1722. Large centre boss, with rim segments bolted to it.
1723. Wheel in halves; the boss is held together by two bolts acting as cotters.
1724. Weighing by a beam with equal arms. Weights A = package B.
1725. Weighing by a beam with unequal arms. Weight A constant; leverage of ditto variable by shifting it along the graduated arm of lever.
1726. Graduated measuring vessel.
1727. Similar principle applied by compound levers with unequal arms. The table is supported on four points on the arms of levers loosely jointed together in the centre; one lever is extended and coupled by a rod to a graduated lever with sliding weight. Knife edges are used for bearings for all weighing machines by leverage. See No. 958. This construction is the basis of most of the ordinary weighing machines in use.
1728. Duckham’s patent hydraulic weighing machine. The article to be weighed is suspended from the hook, and exerts a pressure on the ram. The corresponding pressure on the liquid (usually oil or glycerine) is indicated on the pressure gauge, which is graduated to show the weight.
1729. Spring balance.
1730. Appliance for indicating depth of water in a cistern by an air bell and pipe connected to a U water gauge. The pressure on the air in the bell varies with the depth or head of water above it, and is indicated on the gauge. A modification of this is employed for sounding at sea.

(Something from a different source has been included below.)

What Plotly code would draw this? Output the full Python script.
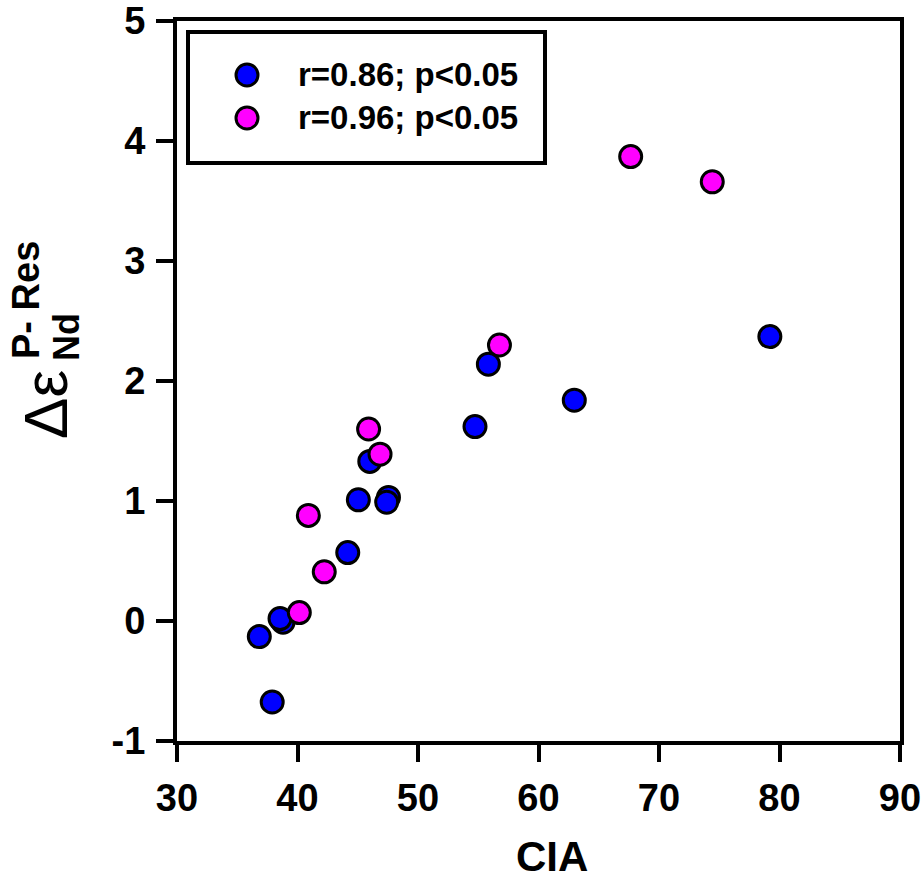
import plotly.graph_objects as go

# CIA (chemical index of alteration) vs. Nd isotope offset between
# particulate and residual fractions, two groups of samples.
cia_blue = [79.2, 62.97, 55.84, 54.73, 47.55, 47.4, 45.05, 46.0, 44.17, 38.8, 38.55, 36.83, 37.9]
dnd_blue = [2.37, 1.84, 2.14, 1.62, 1.03, 0.99, 1.01, 1.33, 0.57, -0.01, 0.02, -0.13, -0.675]

cia_mag = [67.65, 74.42, 56.76, 46.85, 45.9, 40.9, 42.22, 40.15]
dnd_mag = [3.87, 3.66, 2.30, 1.39, 1.60, 0.88, 0.41, 0.07]

series_names = ["r=0.86; p<0.05", "r=0.96; p<0.05"]
series_colors = ["#0000ff", "#ff00ff"]

x_ticks = [30, 40, 50, 60, 70, 80, 90]
x_ticktext = ["30", "40", "50", "60", "70", "80", "90"]
y_ticks = [-1, 0, 1, 2, 3, 4, 5]
y_ticktext = ["-1", "0", "1", "2", "3", "4", "5"]

FONT = "Liberation Sans, Arial, sans-serif"

W, H = 922, 879
ML, MR, MT, MB = 177, 22, 21, 138
PW = W - ML - MR
PH = H - MT - MB

fig = go.Figure()

marker_common = dict(size=22, line=dict(color="black", width=3))

for xs, ys, name, col in [(cia_blue, dnd_blue, series_names[0], series_colors[0]),
                          (cia_mag, dnd_mag, series_names[1], series_colors[1])]:
    fig.add_trace(go.Scatter(
        x=xs, y=ys, mode="markers", name=name,
        marker=dict(color=col, **marker_common),
        showlegend=False,
    ))

axis_common = dict(
    showgrid=False, zeroline=False, automargin=False,
    showline=True, linecolor="black", linewidth=4, mirror=True,
    ticks="outside", ticklen=17, tickwidth=4, tickcolor="black",
    tickfont=dict(family=FONT, size=38, color="black", weight="bold"),
)

fig.update_xaxes(range=[30, 90], tickmode="array", tickvals=x_ticks,
                 ticktext=x_ticktext, ticklabelstandoff=3, **axis_common)
fig.update_yaxes(range=[-1, 5], tickmode="array", tickvals=y_ticks,
                 ticktext=y_ticktext, ticklabelstandoff=3, **axis_common)


def px_x(px):
    return (px - ML) / PW


def px_y(py):
    return (H - MB - py) / PH


# legend frame
fig.add_shape(type="rect", xref="paper", yref="paper",
              x0=px_x(188), x1=px_x(545), y0=px_y(163), y1=px_y(32),
              line=dict(color="black", width=4), fillcolor="white", layer="above")

# legend entries: symbol + label
legend_rows = [75, 118]
for row_y, name, col in zip(legend_rows, series_names, series_colors):
    fig.add_shape(type="circle", xref="paper", yref="paper",
                  xsizemode="pixel", ysizemode="pixel",
                  xanchor=px_x(247), yanchor=px_y(row_y),
                  x0=-11, x1=11, y0=-11, y1=11,
                  line=dict(color="black", width=3), fillcolor=col, layer="above")
    fig.add_annotation(text=name, xref="paper", yref="paper",
                       x=px_x(296), y=px_y(row_y), showarrow=False,
                       xanchor="left", yanchor="middle",
                       font=dict(family=FONT, size=33, color="black", weight="bold"))

# x-axis title
fig.add_annotation(text="CIA", xref="paper", yref="paper",
                   x=px_x(552), y=px_y(856), showarrow=False,
                   xanchor="center", yanchor="middle",
                   font=dict(family=FONT, size=42, color="black", weight="bold"))

# y-axis title: Δε with stacked superscript / subscript
fig.add_annotation(text="Δε", xref="paper", yref="paper",
                   x=px_x(45), y=px_y(405), showarrow=False, textangle=-90,
                   xanchor="center", yanchor="middle",
                   font=dict(family=FONT, size=62, color="black"))
fig.add_annotation(text="Nd", xref="paper", yref="paper",
                   x=px_x(66), y=px_y(337), showarrow=False, textangle=-90,
                   xanchor="center", yanchor="middle",
                   font=dict(family=FONT, size=36, color="black", weight="bold"))
fig.add_annotation(text="P- Res", xref="paper", yref="paper",
                   x=px_x(26), y=px_y(300), showarrow=False, textangle=-90,
                   xanchor="center", yanchor="middle",
                   font=dict(family=FONT, size=38, color="black", weight="bold"))

fig.update_layout(
    width=W, height=H, autosize=False,
    margin=dict(l=ML, r=MR, t=MT, b=MB, pad=0),
    paper_bgcolor="white", plot_bgcolor="white",
    showlegend=False,
)

fig.write_html("out.html")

Weights of substances may be ascertained by their displacement in water or mercury, or by supporting the weighing scale on a free piston resting on an ascertained area of water or mercury, the pressure produced being indicated by a gauge.
1731. Micrometer gauge.
1732. Radial arm weighing machine.
1733. Small weighing device, depending upon the angle the card assumes in respect of the vertical pointer, which is on a free pivot.
1734. Automatic measuring or weighing device. The material fills one compartment until it overbalances, when it falls and empties itself; the material then fills the other compartment, and so on.
1735. Wet gas meter. The gas enters at the centre, and as the compartments fill they rise out of the water, the gas being discharged at the outer ports into the casing.
1736. Measuring wheel.
1737. Measuring wheel.
1738. Double slide measurer.
1739. Automatic tipping scale. When full, to equal the weight, it falls and tips by striking a fixed stop; the scale then turns over and returns to its position, and is refilled.
1740. An ordinary piston and cylinder are often employed to measure liquids, and fitted with a reversing valve on the same principle as Nos. 1026, 1027, and 1741. See also note to Sec. 93.
Most of the rotary devices (see Section 75) have been employed as meters for liquids and gases. See No. 1692.
Dry gas meters usually employ an expanding bellows, or light piston, with a self-reversing valve, similar to Nos. 1299 and 1026. See also Section 44.
See also Section 56.
Hydraulic ram. See No. 1025.
Robinet. See No. 1026.
Two- or three-cylinder engines, with slide valves operated either by eccentrics as in the steam engine, or by the oscillation of the cylinder. The slide valves have no lap or lead; there is no cushioning except what is given by an air vessel on the supply pipe. Three-cylinder engines are usually made single acting with rams. See No. 1743.
1741. Single cylinder engines. These must have the slide or other distributing valve reversed by pistons A, A, operated by the pressure of the supply water. This is usually done by an auxiliary valve B, reversed by the main piston rod C. This valve admits the pressure water to the pistons A, A, which reverse the main slide valve. See No. 1506. See note below.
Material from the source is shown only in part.